Bear Grylls understands as well as appreciates both physical and mental fitness. Being an adventurer, survivalist, and outdoors enthusiast it is certainly sort of implied.

While he may not say it, being an Emmy Winning Host makes appearance and fitness also sort of. . . a job requirement.

What he will say is that it is important to have good people to support you and workout with. It’s also beneficial to have a routine that you like to follow.

“I work out in the community with my military veterans fitness company, where vets run the training sessions—half of my training is that,” Grylls told GQ Magazine recently.  “The other half is weights. I don’t run much now. I play touch tennis, for cardio, and three good weight sessions a week, 30 or 40 minutes.”

No. That is not it. You thought it would be that easy? Grylls has so much more to his routine. He has to. The 48 year-old father of three, husband and author must do more now than ever to remain at his peak.

“I’ll do a yoga session once a week, and stretch 15 minutes to start the day. I swim 500 meters on non weight days,” Grylls has more. “I started a thing a year ago where before weights I do 25 pull-ups, 50 press-ups, 75 squats and 100 sit-ups. It’s 10 minutes, and I’ve gotten really good at it. When I was in the military, I could do max 15, now I do 25 pull-ups with a weighted vest routinely.”

I am telling myself that I don’t have to do all of that stuff to stay in shape. I mean I could if I was on tv. Right? Sure.

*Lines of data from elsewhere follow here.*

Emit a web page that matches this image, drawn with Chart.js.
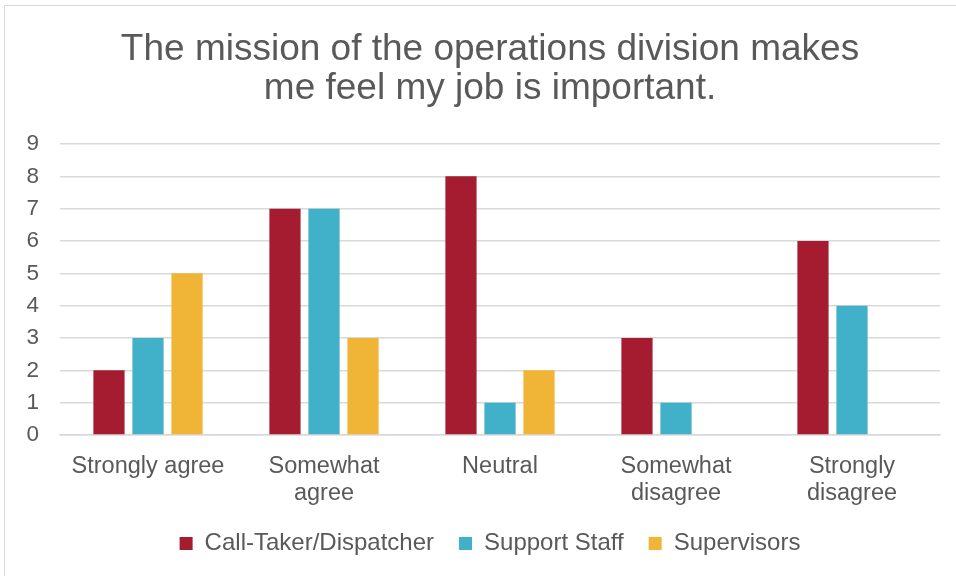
<!DOCTYPE html>
<html>
<head>
<meta charset="utf-8">
<script src="https://cdn.jsdelivr.net/npm/chart.js@4/dist/chart.umd.min.js"></script>
<style>
  html, body { margin: 0; padding: 0; background: #fff; }
  #wrap { position: relative; width: 956px; height: 576px; overflow: hidden; }
  #frame { position: absolute; left: 4px; top: 5px; width: 980px; height: 600px; border: 1px solid #d9d9d9; box-sizing: border-box; }
  canvas { position: absolute; left: 0; top: 0; }
</style>
</head>
<body>
<div id="wrap">
  <div id="frame"></div>
  <canvas id="barChart" width="980" height="576"></canvas>
</div>
<script>
var categorias = [['Strongly agree'], ['Somewhat', 'agree'], ['Neutral'], ['Somewhat', 'disagree'], ['Strongly', 'disagree']];
var callTaker = [2, 7, 8, 3, 6];
var supportStaff = [3, 7, 1, 1, 4];
var supervisors = [5, 3, 2, 0, 0];
var yTicks = [0, 1, 2, 3, 4, 5, 6, 7, 8, 9];

var gris = '#595959';
var fuente = "'Liberation Sans', Arial, sans-serif";

var ctx = document.getElementById('barChart').getContext('2d');
var barChart = new Chart(ctx, {
    type: 'bar',
    data: {
        labels: categorias,
        datasets: [{
            label: 'Call-Taker/Dispatcher',
            data: callTaker,
            backgroundColor: '#a51c30'
        }, {
            label: 'Support Staff',
            data: supportStaff,
            backgroundColor: '#41b0c9'
        }, {
            label: 'Supervisors',
            data: supervisors,
            backgroundColor: '#f0b436'
        }]
    },
    options: {
        responsive: false,
        animation: false,
        layout: { padding: { left: 0, right: 0, top: 0, bottom: 10.5 } },
        datasets: {
            bar: { categoryPercentage: 0.665, barPercentage: 0.8 }
        },
        plugins: {
            title: {
                display: true,
                text: ['The mission of the operations division makes', 'me feel my job is important.'],
                color: gris,
                font: { family: fuente, size: 37, weight: 'normal', lineHeight: 1.06 },
                padding: { top: 30.4, bottom: 35.2 }
            },
            legend: {
                position: 'bottom',
                labels: {
                    color: gris,
                    font: { family: fuente, size: 24 },
                    boxWidth: 13,
                    boxHeight: 13,
                    padding: 25
                }
            },
            tooltip: { enabled: false }
        },
        scales: {
            x: {
                afterFit: function (axis) { axis.height = 71.5; },
                grid: { display: false, drawTicks: false },
                border: { display: true, color: '#d9d9d9', width: 1.5 },
                ticks: {
                    color: gris,
                    font: { family: fuente, size: 23.5, lineHeight: 1.17 },
                    padding: 17.5,
                    maxRotation: 0
                }
            },
            y: {
                min: 0,
                max: 9,
                afterBuildTicks: function (axis) {
                    axis.ticks = yTicks.map(function (v) { return { value: v }; });
                },
                afterFit: function (axis) { axis.width = 60; },
                grid: { color: '#d9d9d9', lineWidth: 1.5, drawTicks: false },
                border: { display: false },
                ticks: {
                    color: gris,
                    font: { family: fuente, size: 22.5 },
                    padding: 21
                }
            },
            // espacio vacio a la derecha para centrar titulo y leyenda
            derecha: {
                type: 'linear',
                position: 'right',
                afterFit: function (axis) { axis.width = 40; },
                grid: { display: false, drawTicks: false },
                border: { display: false },
                ticks: { display: false }
            }
        }
    }
});
</script>
</body>
</html>
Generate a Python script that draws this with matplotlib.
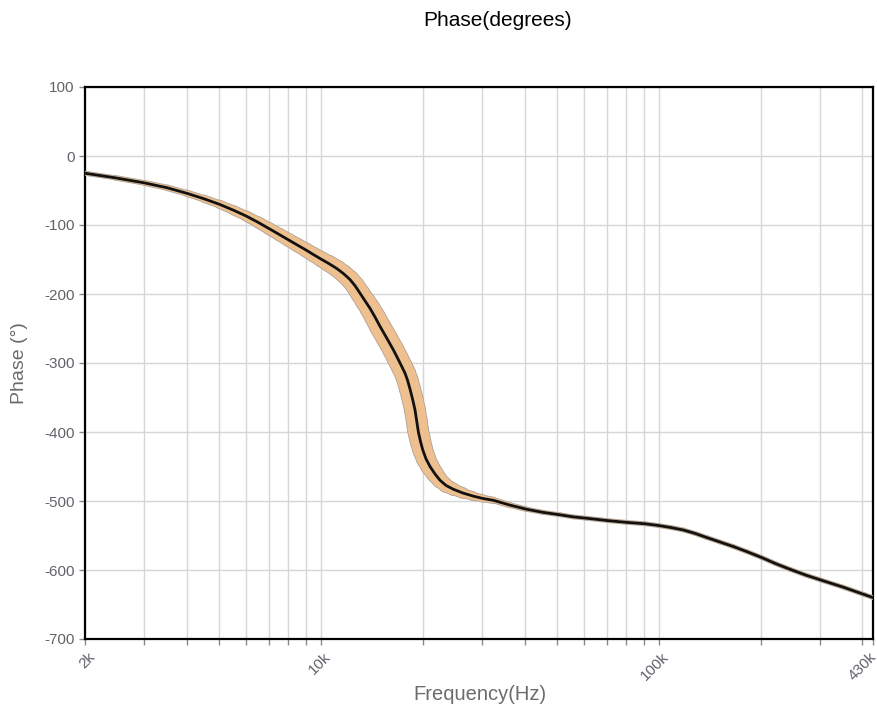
import numpy as np
import matplotlib
matplotlib.use("Agg")
import matplotlib.pyplot as plt
from matplotlib.collections import LineCollection
from matplotlib.ticker import FixedLocator, NullFormatter
import matplotlib.transforms as mtransforms

plt.rcParams['font.family'] = ['Liberation Sans', 'DejaVu Sans']
plt.rcParams['axes.unicode_minus'] = False

# ---- data ----
freq = [2000, 2450, 3000, 3500, 4000, 4500, 5000, 5500, 6000, 6500, 7000,
        7500, 8000, 8500, 9000, 9500, 10000, 10550, 11120, 11650, 12170,
        12600, 13040, 13490, 13960, 14440, 14940, 15640, 16360, 16840, 17320,
        17720, 18020, 18330, 18640, 18960, 19180, 19400, 19690, 19990, 20440,
        21000, 21740, 22490, 23430, 24620, 26300, 28220, 30220, 32340, 36250,
        40600, 45380, 50970, 55690, 61100, 70800, 80300, 90960, 99600, 108600,
        118000, 127900, 138600, 151700, 166000, 182300, 201500, 222000, 244400,
        272400, 303400, 351600, 407400, 430000]
phase = [-25, -31.5, -39, -46, -54, -62, -70, -78.5, -87, -96, -105,
         -113.5, -121.5, -129, -136, -143, -149.5, -156, -163, -170.5, -179,
         -188, -199, -210, -221, -233.5, -247, -264, -281, -293, -305,
         -315, -325, -338, -352, -368, -384, -400, -414, -426, -439,
         -450, -461, -470, -477.5, -483, -488.5, -493, -496.5, -499, -506,
         -512, -516.5, -520, -523, -525, -528.5, -531, -533, -535.5, -538.5,
         -542, -547, -553, -559.5, -566, -573.5, -582, -591, -599,
         -607.5, -615, -625, -636, -640]
# apparent thickness of the tolerance band around the curve (pixels)
band_px = [3, 3.5, 4, 4.5, 5, 6, 7, 8, 9, 10, 11,
           11.5, 12, 12.5, 13, 13.5, 14, 15, 16, 16.5, 17,
           17.5, 18, 18.5, 19, 19.5, 20, 20, 20, 20, 20,
           20, 20, 20, 20, 20, 20, 20, 19.5, 19, 18,
           17, 15.5, 14, 12.5, 11, 9, 7, 6, 5, 4,
           3.5, 3, 3, 3, 3, 3, 3, 3, 3, 3,
           3, 3, 3, 3, 3, 3, 3, 3, 3,
           3, 3, 3, 3, 3]

x_major = [2000, 10000, 100000, 430000]
x_major_labels = ['2k', '10k', '100k', '430k']
x_minor = [3000, 4000, 5000, 6000, 7000, 8000, 9000,
           20000, 30000, 40000, 50000, 60000, 70000, 80000, 90000,
           200000, 300000, 400000]
y_ticks = [100, 0, -100, -200, -300, -400, -500, -600, -700]

# ---- figure ----
fig = plt.figure(figsize=(8.77, 7.09), dpi=100)
ax = fig.add_axes([85/877, 1-639/709, (873-85)/877, (639-87)/709])
ax.set_xscale('log')
ax.set_xlim(2000, 430000)
ax.set_ylim(-700, 100)

ax.set_xticks(x_major)
ax.set_xticklabels(x_major_labels)
ax.xaxis.set_minor_locator(FixedLocator(x_minor))
ax.xaxis.set_minor_formatter(NullFormatter())
ax.set_yticks(y_ticks)

grid_c = '#d6d6d6'
ax.grid(True, which='both', axis='x', color=grid_c, lw=1.0)
ax.grid(True, which='major', axis='y', color=grid_c, lw=1.0)
ax.set_axisbelow(True)

for s in ax.spines.values():
    s.set_color('black')
    s.set_linewidth(1.6)

tick_c = '#8a8a8a'
ax.tick_params(axis='both', which='both', direction='out', color=tick_c,
               length=4, width=1, labelcolor='#62626a', labelsize=11)
xl = ax.get_xticklabels()
for i, lbl in enumerate(xl):
    lbl.set_rotation(45)
    lbl.set_ha('right')
    lbl.set_va('top')
    lbl.set_rotation_mode('anchor')
    dx = 2/72 if i < len(xl) - 1 else -3/72
    lbl.set_transform(lbl.get_transform() +
                      mtransforms.ScaledTranslation(dx, 0, fig.dpi_scale_trans))

# ---- band + line ----
x = np.array(freq, dtype=float)
y = np.array(phase, dtype=float)
w = np.array(band_px, dtype=float) * 72 / 100.0
segs = [[(x[i], y[i]), (x[i+1], y[i+1])] for i in range(len(x)-1)]
wseg = (w[:-1] + w[1:]) / 2

edge = LineCollection(segs, linewidths=wseg + 1.3, colors='#b3a699',
                      capstyle='round', joinstyle='round', zorder=3)
band = LineCollection(segs, linewidths=wseg, colors='#efc08f',
                      capstyle='round', joinstyle='round', zorder=4)
ax.add_collection(edge)
ax.add_collection(band)
ax.plot(freq, phase, color='#111111', lw=2.0, zorder=5,
        solid_capstyle='round', solid_joinstyle='round')

# ---- text ----
fig.text(498/877, 1-20/709, 'Phase(degrees)', ha='center', va='center',
         fontsize=15, color='black')
ax.set_ylabel('Phase (°)', fontsize=14, color='#6b6b6b')
ax.yaxis.set_label_coords(-(85-20)/788, 0.5)
ax.set_xlabel('Frequency(Hz)', fontsize=14.5, color='#6b6b6b')
ax.xaxis.set_label_coords((480-85)/788, -(695-639)/552)
ax.xaxis.label.set_va('center')
ax.yaxis.label.set_va('center')

fig.savefig('out.png', dpi=100)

Grylls understands the pressures of his job — which happens to also be the thing he is passionate about. He recently made a secret mission into Ukraine to meet with President Volodymyr Zelenskyy. The rigors of being on an adventure as well as the additional requirements for television production forced adjustments to how he previously approached fitness.

“I’m always tired at the end of Running Wild. There’s a lot of concentration involved in guiding people. You’re in a difficult place, carrying weight on your back,” he told GQ. “But I find my training isn’t crazy. It keeps my bones and muscles strong, and the swimming and stretching keeps me flexible. I don’t need the endurance. That’s not the job. It’s more about strength, flexibility for the long term.”

So, see. If you are not on television you don’t have to do all of that either. So long as you can do all of it, you know, eventually.